● **Aim of the exercise**:
Look through the data below and report how many lines include "that". Only the number should be given.
====== Dataset content ======
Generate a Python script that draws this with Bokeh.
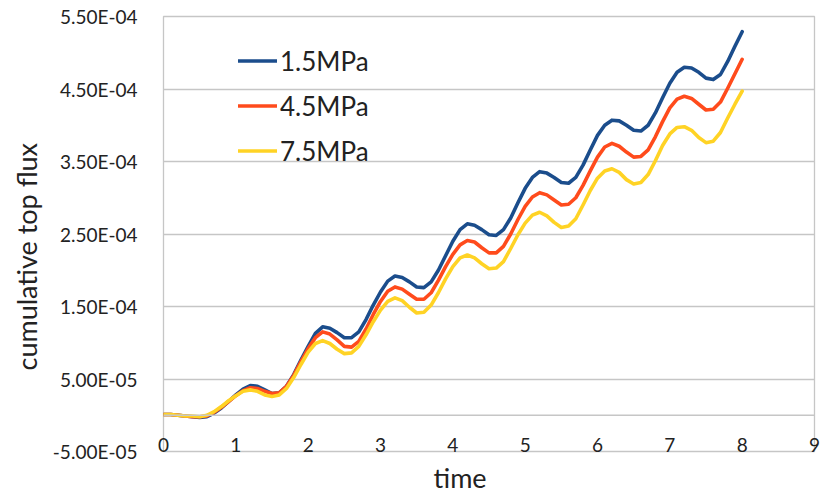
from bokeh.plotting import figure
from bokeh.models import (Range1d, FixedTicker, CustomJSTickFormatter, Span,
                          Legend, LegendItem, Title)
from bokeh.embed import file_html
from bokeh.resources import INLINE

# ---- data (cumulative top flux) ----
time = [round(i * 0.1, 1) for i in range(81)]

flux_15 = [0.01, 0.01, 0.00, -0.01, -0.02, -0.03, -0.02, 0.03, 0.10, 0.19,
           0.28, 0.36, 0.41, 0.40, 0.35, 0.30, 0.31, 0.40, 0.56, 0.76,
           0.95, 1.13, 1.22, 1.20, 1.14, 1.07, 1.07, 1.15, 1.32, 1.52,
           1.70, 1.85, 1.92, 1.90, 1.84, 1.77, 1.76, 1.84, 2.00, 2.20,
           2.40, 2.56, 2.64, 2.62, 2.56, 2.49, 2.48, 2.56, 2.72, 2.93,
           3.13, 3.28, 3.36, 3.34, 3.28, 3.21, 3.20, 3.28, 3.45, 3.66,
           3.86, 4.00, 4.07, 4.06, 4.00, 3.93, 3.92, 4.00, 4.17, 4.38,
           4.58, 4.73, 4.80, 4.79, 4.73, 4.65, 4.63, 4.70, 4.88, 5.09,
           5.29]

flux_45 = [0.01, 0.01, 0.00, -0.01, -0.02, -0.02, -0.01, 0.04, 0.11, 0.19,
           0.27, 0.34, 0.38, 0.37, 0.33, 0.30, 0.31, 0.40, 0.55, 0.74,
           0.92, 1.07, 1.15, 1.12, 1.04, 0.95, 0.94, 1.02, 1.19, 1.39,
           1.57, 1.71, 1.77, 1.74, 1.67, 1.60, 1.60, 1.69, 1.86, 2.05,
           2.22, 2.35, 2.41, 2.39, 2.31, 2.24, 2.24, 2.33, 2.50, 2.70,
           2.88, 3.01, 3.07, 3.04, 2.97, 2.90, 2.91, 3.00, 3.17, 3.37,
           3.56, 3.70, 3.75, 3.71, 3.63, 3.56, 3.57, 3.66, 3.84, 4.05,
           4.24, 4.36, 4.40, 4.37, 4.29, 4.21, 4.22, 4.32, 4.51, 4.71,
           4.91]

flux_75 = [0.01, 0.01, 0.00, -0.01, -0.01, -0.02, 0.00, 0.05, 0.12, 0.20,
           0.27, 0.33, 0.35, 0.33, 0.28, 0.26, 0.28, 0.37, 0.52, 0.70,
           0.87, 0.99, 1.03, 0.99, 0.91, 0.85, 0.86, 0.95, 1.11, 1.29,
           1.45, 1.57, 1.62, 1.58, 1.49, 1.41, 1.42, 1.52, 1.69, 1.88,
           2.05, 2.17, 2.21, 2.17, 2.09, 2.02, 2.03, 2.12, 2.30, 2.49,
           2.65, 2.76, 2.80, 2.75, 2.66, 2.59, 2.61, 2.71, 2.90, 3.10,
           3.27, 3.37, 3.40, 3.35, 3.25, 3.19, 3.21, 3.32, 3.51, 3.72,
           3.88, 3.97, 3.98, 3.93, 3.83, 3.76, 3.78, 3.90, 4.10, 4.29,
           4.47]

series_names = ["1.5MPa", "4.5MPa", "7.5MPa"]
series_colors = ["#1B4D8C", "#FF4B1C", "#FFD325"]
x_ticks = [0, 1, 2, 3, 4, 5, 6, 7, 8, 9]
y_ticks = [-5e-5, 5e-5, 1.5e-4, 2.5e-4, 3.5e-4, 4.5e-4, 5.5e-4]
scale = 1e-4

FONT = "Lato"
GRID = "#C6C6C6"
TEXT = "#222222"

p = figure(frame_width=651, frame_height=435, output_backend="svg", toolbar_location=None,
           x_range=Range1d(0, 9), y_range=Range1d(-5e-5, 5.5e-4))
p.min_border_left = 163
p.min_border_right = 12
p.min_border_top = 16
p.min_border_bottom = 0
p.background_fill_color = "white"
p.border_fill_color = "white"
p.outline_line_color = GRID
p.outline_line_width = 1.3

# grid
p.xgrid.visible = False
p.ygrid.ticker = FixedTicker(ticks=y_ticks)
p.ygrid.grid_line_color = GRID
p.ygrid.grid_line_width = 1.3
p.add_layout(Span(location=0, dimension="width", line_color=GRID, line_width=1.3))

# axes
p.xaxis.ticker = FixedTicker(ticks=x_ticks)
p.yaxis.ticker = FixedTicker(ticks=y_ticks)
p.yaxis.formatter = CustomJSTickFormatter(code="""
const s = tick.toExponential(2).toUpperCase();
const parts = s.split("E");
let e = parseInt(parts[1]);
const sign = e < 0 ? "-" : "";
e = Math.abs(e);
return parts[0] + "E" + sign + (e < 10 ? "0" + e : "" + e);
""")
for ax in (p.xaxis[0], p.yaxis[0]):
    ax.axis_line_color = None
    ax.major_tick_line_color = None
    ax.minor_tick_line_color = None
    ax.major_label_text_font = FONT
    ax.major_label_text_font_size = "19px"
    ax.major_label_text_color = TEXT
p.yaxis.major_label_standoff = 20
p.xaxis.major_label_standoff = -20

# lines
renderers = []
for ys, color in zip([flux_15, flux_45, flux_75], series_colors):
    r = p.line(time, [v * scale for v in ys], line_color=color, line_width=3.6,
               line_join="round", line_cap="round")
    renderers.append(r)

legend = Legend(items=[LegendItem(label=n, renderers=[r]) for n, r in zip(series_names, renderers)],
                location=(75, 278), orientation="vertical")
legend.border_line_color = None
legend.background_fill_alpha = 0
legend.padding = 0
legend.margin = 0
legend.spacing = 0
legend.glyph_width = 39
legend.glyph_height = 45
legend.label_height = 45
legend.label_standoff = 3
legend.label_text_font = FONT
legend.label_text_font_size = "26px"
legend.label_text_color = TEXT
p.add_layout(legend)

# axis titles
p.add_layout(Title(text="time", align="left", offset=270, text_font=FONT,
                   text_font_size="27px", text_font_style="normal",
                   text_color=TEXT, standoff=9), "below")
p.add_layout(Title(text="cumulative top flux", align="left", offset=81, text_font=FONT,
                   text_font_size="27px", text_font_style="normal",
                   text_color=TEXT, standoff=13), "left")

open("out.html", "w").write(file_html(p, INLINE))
======
====== Dataset content ======
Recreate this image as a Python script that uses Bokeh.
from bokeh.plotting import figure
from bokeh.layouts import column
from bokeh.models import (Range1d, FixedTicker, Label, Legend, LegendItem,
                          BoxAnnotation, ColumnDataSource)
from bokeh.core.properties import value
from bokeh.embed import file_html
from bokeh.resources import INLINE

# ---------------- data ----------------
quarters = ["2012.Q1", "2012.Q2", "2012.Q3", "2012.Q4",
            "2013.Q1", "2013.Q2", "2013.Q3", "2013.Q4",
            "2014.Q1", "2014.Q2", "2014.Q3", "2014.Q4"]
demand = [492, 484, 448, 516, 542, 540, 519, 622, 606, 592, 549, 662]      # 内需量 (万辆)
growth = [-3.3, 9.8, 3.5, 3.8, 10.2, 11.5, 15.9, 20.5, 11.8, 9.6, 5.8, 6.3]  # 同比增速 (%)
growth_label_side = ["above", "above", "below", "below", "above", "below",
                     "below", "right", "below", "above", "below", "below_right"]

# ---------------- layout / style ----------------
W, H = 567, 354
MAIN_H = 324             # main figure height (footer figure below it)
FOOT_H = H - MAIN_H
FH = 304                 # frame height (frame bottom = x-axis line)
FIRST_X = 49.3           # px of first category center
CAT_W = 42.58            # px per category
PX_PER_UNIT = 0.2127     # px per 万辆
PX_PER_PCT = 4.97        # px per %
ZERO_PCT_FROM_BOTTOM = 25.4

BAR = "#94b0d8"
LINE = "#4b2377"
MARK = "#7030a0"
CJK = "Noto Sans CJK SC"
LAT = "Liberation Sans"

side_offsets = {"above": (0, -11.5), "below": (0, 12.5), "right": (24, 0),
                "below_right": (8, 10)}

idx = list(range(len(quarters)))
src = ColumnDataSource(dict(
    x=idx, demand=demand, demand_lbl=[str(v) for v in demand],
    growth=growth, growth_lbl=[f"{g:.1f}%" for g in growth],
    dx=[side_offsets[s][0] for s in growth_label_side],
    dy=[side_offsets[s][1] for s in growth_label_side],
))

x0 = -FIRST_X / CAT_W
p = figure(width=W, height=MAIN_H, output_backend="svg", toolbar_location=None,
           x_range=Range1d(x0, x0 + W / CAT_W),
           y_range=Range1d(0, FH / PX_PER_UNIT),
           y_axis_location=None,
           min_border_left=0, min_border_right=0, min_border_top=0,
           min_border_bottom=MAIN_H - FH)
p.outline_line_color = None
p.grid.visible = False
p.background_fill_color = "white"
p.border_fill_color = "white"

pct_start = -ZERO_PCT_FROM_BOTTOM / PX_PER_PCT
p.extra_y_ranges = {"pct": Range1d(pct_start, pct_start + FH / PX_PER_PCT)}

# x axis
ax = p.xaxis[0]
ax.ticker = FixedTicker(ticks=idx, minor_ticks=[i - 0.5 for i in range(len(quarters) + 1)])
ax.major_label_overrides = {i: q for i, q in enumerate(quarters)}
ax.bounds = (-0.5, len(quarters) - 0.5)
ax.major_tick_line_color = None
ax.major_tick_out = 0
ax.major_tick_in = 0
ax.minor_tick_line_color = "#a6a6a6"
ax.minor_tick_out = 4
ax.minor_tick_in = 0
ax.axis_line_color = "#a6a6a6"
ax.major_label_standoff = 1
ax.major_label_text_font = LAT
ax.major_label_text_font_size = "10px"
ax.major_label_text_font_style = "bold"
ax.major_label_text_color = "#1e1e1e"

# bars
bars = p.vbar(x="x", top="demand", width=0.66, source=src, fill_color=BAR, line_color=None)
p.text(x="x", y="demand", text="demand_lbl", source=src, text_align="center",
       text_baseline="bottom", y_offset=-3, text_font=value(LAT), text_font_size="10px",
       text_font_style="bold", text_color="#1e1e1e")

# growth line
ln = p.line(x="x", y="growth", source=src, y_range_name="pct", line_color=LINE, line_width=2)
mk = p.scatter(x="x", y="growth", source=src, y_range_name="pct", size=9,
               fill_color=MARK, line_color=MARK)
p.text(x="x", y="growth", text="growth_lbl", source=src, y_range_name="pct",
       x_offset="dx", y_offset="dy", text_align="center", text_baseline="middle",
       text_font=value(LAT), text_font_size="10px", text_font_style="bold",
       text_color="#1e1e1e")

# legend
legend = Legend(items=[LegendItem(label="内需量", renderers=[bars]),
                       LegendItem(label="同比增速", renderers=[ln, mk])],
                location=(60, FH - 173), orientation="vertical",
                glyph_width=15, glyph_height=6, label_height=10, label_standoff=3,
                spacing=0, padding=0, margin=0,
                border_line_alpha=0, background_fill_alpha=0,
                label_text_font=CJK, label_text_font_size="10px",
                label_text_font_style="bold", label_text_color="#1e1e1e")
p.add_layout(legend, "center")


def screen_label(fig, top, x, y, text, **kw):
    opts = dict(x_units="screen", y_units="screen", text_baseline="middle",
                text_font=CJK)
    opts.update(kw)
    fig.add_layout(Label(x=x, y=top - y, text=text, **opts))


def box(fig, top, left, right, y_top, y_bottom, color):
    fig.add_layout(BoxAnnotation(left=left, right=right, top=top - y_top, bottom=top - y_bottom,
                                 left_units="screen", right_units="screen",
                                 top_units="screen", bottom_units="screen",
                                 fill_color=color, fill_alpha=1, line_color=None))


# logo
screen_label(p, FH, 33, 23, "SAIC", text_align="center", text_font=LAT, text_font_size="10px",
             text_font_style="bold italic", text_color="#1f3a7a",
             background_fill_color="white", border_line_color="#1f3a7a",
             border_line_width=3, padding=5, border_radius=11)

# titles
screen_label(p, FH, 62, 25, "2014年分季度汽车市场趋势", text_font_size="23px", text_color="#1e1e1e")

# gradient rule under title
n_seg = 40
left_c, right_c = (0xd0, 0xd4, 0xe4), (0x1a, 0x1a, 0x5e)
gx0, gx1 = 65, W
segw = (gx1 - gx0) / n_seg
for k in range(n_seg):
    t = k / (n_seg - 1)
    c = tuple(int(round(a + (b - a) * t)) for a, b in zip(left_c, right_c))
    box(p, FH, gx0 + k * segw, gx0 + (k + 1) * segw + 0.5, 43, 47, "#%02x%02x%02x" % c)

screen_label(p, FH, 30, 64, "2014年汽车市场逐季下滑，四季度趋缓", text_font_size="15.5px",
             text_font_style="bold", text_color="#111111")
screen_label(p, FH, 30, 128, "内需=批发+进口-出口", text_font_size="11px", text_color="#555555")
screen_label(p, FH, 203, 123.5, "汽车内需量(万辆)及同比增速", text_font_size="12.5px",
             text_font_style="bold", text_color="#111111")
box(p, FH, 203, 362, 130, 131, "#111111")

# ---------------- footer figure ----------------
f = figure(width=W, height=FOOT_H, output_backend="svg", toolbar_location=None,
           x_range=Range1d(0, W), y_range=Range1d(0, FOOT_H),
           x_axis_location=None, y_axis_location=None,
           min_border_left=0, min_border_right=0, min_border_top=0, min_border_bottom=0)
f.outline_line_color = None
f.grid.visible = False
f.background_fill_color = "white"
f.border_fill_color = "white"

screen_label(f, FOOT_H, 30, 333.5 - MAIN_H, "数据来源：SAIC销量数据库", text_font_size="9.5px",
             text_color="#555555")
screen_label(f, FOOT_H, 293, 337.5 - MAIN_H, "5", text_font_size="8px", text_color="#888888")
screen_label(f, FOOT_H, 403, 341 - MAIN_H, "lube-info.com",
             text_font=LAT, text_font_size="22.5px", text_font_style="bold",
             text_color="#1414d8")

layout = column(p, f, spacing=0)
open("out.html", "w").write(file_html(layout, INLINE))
======
====== Dataset content ======
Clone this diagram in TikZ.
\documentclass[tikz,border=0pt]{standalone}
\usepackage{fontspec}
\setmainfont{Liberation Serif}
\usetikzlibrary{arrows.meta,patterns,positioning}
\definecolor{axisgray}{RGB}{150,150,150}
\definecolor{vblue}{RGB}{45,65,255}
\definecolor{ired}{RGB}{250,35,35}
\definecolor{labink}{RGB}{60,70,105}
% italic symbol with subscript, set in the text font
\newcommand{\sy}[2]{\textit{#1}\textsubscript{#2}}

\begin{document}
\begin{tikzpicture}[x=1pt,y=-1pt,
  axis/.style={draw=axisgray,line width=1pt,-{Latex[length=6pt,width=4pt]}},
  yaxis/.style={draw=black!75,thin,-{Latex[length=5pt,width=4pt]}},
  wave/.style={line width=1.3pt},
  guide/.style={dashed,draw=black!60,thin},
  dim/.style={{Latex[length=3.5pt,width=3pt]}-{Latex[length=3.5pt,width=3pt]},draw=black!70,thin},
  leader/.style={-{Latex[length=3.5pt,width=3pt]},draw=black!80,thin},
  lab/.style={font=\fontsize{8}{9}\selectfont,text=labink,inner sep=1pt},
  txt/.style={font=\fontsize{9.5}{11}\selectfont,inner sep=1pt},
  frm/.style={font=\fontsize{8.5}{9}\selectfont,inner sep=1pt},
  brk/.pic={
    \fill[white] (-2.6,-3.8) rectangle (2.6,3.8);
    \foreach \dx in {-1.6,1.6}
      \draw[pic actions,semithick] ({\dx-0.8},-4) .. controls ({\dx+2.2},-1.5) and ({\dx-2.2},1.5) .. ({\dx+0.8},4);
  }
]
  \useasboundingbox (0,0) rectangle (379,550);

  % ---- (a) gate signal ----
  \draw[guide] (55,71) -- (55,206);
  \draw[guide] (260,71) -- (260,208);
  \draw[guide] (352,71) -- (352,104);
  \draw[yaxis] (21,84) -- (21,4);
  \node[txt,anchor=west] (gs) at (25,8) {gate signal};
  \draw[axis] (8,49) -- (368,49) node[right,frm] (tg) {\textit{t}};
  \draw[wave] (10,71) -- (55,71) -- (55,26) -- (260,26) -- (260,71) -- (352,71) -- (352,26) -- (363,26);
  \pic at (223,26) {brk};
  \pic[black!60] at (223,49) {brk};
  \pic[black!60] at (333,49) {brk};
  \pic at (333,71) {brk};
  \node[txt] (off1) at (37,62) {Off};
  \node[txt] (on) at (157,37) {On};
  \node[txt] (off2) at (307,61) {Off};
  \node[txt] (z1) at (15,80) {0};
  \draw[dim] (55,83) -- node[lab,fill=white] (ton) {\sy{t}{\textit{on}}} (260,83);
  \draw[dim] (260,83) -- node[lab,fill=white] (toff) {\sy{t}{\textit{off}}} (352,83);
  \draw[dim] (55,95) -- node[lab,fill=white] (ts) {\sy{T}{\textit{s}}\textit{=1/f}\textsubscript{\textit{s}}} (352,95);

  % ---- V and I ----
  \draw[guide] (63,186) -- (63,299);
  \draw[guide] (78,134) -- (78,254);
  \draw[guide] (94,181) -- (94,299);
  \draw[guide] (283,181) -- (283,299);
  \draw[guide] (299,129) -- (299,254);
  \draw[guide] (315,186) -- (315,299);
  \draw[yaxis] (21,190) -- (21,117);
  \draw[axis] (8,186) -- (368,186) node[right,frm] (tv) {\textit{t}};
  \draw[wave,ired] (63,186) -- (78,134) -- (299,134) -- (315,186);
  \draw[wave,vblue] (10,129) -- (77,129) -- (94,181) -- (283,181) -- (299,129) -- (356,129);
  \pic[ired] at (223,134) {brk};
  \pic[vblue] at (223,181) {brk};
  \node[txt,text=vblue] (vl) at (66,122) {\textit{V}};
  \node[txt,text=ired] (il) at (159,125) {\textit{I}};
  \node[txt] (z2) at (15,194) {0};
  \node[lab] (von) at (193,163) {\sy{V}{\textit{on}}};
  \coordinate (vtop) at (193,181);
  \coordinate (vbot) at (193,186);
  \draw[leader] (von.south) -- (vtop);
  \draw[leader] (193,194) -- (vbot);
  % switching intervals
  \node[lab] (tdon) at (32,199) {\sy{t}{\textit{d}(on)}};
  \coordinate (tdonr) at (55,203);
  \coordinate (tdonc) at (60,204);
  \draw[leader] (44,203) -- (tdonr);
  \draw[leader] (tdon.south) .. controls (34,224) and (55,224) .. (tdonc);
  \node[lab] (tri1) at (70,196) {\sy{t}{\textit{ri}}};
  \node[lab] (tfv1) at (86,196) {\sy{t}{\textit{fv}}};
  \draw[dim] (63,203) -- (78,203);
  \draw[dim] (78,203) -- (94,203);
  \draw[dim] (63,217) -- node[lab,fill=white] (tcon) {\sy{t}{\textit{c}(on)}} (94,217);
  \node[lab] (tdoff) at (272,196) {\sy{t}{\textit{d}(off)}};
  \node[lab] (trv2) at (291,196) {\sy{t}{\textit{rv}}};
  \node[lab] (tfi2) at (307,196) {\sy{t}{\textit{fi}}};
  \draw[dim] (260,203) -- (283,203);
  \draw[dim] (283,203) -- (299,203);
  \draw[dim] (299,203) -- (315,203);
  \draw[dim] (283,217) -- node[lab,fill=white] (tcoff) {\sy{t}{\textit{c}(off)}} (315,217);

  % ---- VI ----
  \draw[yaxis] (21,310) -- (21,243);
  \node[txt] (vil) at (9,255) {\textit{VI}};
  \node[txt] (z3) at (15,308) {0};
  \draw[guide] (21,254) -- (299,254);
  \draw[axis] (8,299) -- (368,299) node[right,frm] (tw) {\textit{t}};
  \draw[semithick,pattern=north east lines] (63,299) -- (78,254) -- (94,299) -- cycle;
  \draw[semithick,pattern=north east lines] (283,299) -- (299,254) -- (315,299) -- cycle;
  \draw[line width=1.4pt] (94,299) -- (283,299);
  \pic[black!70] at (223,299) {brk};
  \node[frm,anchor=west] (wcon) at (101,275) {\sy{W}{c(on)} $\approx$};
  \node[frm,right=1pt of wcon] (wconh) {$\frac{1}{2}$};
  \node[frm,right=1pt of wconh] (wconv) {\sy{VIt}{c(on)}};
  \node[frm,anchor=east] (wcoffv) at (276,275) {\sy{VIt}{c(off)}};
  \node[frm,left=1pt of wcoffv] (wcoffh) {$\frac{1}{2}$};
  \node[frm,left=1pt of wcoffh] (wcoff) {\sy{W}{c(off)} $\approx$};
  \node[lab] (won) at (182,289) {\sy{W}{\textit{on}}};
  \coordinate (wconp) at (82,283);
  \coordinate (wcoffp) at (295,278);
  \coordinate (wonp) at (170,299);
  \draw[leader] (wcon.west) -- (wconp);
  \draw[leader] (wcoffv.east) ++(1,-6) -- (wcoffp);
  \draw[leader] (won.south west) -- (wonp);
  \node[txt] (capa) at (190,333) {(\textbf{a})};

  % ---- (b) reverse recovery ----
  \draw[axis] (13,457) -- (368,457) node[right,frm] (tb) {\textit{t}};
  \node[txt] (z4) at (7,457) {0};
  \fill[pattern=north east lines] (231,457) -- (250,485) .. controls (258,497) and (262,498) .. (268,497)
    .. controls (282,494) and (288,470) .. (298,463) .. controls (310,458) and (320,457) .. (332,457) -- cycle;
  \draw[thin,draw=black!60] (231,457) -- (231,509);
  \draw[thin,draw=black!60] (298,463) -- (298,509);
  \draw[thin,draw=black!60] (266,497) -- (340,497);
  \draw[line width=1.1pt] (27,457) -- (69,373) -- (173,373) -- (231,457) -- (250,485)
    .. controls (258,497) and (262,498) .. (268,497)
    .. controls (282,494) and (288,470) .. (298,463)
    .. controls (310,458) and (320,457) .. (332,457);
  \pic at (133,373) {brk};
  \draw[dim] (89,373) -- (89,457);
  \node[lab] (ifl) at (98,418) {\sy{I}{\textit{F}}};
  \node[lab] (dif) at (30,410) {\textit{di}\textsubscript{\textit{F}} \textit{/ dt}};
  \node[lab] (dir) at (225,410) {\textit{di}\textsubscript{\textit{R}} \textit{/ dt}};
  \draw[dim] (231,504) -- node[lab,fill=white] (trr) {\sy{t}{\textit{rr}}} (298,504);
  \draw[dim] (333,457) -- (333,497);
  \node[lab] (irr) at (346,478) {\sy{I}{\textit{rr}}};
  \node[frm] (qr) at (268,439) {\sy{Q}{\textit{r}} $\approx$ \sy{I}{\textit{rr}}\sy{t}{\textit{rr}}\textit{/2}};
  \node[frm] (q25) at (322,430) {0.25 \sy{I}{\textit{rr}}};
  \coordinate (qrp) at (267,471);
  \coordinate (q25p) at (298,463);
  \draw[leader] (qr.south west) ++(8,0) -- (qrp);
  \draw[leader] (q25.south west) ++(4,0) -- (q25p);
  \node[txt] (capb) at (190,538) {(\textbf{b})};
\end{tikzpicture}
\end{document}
======
● **Problem solution**:
2